## Available data

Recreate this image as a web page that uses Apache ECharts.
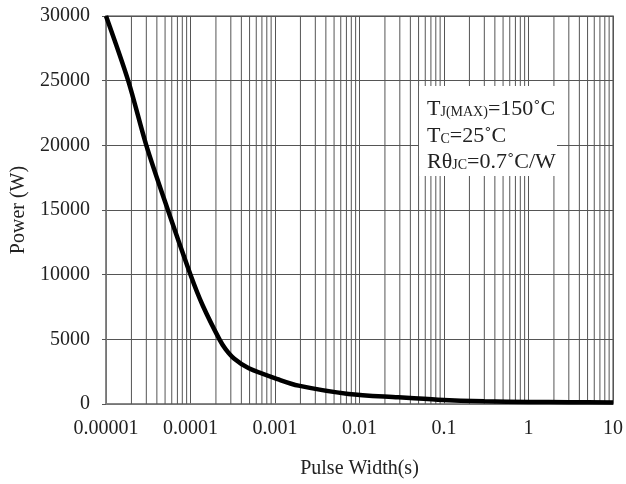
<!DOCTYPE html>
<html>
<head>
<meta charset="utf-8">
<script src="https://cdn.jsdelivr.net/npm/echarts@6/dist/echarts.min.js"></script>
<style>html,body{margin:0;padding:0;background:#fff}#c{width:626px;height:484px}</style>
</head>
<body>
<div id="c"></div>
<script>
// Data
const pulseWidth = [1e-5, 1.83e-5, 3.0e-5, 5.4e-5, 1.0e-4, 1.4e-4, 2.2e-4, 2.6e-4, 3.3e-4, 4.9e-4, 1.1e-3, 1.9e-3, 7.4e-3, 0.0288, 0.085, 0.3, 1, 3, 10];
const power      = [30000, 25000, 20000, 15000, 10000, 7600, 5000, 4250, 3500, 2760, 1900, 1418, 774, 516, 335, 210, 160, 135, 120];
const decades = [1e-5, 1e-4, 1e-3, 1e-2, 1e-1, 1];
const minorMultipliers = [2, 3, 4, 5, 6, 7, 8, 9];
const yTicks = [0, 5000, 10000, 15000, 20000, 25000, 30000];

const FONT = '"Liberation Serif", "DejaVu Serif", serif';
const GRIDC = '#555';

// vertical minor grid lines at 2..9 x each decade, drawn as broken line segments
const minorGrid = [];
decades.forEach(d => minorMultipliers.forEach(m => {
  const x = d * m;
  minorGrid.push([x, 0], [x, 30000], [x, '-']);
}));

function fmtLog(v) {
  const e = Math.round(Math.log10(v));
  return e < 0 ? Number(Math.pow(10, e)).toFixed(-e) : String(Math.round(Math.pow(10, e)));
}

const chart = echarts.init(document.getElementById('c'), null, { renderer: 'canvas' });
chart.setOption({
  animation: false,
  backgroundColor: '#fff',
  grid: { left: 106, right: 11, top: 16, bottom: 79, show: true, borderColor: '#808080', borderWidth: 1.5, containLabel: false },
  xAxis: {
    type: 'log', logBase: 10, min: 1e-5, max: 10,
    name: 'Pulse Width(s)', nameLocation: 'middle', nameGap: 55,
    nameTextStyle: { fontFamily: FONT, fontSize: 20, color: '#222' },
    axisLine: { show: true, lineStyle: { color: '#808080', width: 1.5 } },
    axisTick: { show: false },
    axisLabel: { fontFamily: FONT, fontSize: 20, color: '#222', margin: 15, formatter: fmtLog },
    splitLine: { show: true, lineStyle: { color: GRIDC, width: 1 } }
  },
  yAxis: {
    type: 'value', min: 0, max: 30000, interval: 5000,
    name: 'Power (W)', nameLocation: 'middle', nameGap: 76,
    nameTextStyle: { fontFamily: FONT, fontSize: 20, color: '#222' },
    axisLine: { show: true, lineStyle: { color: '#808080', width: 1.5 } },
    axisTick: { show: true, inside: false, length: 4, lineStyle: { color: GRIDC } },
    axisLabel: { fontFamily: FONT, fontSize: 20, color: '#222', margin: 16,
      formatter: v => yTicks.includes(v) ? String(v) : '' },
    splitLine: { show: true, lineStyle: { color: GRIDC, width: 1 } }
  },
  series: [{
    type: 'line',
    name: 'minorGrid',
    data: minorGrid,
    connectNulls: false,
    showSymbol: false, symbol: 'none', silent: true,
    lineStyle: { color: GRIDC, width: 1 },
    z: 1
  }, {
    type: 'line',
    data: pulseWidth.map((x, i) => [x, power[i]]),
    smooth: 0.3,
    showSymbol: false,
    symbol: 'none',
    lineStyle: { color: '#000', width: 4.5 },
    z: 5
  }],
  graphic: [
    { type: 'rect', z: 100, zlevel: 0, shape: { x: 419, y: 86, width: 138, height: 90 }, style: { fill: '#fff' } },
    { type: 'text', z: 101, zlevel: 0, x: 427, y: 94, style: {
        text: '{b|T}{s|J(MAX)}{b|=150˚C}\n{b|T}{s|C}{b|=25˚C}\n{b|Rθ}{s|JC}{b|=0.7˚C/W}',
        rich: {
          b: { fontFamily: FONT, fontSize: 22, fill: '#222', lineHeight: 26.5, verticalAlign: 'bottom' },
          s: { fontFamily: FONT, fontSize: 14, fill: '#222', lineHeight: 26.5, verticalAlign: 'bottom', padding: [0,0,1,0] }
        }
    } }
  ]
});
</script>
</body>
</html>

==

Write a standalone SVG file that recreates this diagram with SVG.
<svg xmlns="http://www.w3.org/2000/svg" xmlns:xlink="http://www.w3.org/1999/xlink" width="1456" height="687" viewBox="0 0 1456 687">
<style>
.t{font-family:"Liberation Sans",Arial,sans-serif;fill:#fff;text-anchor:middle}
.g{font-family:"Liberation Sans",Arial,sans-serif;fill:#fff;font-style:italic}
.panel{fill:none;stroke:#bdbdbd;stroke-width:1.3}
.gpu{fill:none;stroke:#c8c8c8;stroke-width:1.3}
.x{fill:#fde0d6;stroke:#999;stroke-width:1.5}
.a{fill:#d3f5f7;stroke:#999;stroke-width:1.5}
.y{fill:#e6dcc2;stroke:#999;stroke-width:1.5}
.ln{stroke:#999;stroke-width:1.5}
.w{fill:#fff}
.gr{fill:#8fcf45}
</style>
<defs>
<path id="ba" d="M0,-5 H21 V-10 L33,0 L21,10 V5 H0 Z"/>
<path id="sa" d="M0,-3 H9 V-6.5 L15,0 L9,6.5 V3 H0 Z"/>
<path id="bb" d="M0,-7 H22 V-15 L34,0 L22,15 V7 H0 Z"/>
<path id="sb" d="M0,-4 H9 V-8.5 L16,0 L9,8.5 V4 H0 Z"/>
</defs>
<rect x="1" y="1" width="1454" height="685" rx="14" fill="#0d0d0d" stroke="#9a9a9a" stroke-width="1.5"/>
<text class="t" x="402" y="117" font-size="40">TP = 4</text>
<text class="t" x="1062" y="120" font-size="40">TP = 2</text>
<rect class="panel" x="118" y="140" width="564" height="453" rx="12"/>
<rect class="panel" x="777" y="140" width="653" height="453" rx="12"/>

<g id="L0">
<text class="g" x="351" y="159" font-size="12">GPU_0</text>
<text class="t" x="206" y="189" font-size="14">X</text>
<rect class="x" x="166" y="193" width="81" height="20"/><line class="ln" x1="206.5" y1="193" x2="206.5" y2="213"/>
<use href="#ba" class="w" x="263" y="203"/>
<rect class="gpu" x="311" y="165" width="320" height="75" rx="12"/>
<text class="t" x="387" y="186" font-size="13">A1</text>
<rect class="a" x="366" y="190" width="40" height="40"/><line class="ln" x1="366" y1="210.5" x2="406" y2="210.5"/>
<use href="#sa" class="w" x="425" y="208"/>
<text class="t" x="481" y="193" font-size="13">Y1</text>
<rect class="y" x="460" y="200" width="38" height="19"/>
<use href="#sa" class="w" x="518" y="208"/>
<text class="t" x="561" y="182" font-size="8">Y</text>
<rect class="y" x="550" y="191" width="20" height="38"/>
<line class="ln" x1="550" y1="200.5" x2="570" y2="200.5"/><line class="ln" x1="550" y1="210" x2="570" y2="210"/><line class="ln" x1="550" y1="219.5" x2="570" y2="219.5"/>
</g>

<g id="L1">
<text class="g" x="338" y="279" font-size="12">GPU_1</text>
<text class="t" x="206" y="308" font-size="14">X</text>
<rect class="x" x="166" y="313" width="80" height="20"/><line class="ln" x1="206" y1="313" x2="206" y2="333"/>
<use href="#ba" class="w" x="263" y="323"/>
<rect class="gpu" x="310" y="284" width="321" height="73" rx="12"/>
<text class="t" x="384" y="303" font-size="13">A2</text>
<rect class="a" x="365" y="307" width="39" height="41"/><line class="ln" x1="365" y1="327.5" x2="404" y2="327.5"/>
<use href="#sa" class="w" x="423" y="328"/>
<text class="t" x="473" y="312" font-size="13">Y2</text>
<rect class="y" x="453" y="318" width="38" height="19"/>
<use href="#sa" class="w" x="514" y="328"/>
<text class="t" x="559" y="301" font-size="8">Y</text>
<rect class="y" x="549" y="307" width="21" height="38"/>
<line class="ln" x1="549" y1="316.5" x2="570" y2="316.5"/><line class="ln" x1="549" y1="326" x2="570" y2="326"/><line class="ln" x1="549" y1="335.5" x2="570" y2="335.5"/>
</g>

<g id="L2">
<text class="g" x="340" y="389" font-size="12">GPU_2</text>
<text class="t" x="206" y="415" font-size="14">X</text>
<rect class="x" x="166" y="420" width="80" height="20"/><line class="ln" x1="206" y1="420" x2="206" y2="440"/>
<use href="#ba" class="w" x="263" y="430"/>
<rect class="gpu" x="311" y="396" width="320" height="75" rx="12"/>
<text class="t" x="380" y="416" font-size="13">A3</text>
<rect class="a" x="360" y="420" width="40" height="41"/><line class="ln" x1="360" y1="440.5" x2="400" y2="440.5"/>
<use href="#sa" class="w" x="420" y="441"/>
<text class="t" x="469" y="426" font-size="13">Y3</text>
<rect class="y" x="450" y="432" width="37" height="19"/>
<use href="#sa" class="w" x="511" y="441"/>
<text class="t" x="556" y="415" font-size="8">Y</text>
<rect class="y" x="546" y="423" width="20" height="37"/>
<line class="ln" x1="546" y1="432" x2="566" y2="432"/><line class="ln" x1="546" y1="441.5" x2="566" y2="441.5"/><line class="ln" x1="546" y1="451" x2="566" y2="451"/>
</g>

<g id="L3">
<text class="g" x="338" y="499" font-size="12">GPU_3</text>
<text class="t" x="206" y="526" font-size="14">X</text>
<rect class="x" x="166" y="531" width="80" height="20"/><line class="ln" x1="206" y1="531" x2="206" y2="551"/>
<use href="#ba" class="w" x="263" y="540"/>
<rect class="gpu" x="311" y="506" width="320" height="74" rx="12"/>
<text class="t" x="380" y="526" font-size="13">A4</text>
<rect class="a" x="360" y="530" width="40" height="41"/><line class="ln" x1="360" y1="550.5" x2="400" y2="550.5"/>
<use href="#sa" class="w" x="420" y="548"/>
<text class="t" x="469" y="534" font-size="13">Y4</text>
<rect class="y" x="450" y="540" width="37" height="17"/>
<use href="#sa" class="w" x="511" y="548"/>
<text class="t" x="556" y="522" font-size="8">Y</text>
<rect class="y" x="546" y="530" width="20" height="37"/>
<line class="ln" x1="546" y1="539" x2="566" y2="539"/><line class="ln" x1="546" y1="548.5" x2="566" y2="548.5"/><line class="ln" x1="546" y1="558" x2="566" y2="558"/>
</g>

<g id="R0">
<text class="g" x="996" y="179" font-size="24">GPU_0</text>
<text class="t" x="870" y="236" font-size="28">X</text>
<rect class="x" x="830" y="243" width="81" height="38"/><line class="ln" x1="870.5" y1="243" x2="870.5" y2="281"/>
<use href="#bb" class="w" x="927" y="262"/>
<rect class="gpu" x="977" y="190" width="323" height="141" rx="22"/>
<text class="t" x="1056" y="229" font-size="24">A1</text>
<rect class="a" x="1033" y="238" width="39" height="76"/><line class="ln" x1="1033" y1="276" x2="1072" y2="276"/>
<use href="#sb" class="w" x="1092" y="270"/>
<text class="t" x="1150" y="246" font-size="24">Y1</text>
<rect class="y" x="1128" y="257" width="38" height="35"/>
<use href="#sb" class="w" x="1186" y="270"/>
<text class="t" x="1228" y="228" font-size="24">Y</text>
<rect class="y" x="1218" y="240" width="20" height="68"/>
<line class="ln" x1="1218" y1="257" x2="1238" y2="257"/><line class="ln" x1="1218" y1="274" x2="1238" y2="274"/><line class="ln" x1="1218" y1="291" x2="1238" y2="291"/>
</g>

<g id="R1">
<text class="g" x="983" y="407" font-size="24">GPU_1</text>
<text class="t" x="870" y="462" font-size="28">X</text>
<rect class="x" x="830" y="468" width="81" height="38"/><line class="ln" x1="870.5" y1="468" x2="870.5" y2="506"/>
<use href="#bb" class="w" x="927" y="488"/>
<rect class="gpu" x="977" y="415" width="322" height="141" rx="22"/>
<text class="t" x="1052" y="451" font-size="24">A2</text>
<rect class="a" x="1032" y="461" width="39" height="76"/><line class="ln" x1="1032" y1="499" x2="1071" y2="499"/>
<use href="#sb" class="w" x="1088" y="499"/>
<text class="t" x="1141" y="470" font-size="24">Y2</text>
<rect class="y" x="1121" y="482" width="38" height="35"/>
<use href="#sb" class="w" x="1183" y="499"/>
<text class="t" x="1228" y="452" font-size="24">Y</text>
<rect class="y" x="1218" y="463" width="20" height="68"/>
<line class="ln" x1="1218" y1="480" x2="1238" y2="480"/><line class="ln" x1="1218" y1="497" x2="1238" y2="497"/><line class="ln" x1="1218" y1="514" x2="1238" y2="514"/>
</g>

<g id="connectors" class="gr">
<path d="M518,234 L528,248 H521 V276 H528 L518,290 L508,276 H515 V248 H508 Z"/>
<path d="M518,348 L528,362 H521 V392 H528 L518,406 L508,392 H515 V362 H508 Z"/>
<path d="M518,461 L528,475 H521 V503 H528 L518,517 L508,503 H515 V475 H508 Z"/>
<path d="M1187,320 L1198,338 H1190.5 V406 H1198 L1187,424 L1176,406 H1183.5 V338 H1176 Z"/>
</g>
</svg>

---

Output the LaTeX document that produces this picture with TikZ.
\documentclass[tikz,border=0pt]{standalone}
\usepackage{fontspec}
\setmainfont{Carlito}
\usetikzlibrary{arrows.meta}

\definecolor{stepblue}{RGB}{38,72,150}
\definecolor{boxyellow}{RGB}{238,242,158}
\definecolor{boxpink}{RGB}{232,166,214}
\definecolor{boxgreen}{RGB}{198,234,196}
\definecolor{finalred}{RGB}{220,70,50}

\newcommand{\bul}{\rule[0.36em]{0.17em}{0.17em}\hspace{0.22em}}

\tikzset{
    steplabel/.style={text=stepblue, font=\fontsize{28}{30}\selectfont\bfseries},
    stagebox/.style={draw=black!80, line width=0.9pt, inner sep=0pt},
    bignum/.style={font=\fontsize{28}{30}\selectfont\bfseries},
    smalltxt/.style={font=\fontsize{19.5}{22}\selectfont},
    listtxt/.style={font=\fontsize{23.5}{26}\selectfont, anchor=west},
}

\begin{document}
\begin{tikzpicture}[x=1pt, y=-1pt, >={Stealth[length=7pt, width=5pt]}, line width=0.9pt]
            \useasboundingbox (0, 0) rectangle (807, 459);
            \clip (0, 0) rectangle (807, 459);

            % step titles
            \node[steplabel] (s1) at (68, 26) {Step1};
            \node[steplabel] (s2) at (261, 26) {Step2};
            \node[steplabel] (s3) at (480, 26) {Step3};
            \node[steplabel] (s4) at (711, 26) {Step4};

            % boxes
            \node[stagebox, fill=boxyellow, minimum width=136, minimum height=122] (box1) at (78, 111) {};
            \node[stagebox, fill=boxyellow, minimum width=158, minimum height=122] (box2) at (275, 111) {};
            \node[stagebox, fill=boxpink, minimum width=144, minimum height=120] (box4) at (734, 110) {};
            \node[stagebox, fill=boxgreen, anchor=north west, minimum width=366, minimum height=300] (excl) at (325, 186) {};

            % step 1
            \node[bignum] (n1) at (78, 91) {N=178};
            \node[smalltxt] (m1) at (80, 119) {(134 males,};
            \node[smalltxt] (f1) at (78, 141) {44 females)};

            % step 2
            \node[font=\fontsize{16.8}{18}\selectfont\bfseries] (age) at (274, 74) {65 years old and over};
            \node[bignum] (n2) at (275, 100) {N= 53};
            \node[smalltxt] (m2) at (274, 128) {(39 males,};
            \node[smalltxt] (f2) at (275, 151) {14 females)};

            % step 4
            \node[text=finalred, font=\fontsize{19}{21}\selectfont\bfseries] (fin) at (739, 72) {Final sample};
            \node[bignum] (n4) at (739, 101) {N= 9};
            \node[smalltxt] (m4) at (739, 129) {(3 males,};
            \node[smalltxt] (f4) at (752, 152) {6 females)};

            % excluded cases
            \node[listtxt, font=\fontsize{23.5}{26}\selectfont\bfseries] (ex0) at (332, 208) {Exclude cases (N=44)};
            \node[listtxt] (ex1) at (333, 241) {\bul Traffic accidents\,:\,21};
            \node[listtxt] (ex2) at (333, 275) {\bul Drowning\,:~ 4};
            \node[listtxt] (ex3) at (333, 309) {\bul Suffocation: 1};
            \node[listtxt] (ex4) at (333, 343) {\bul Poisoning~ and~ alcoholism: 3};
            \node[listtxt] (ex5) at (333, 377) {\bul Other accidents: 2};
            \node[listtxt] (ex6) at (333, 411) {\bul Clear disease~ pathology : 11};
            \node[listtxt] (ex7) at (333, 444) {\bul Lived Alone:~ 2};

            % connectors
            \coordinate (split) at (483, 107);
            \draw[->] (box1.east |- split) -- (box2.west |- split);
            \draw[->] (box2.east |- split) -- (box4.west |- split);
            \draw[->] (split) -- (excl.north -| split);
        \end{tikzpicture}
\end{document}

## Job
Search the data for the string "that" and copy each line where it appears.

## Full output
Recreate this image as a web page that uses Apache ECharts.
Write a standalone SVG file that recreates this diagram with SVG.
Output the LaTeX document that produces this picture with TikZ.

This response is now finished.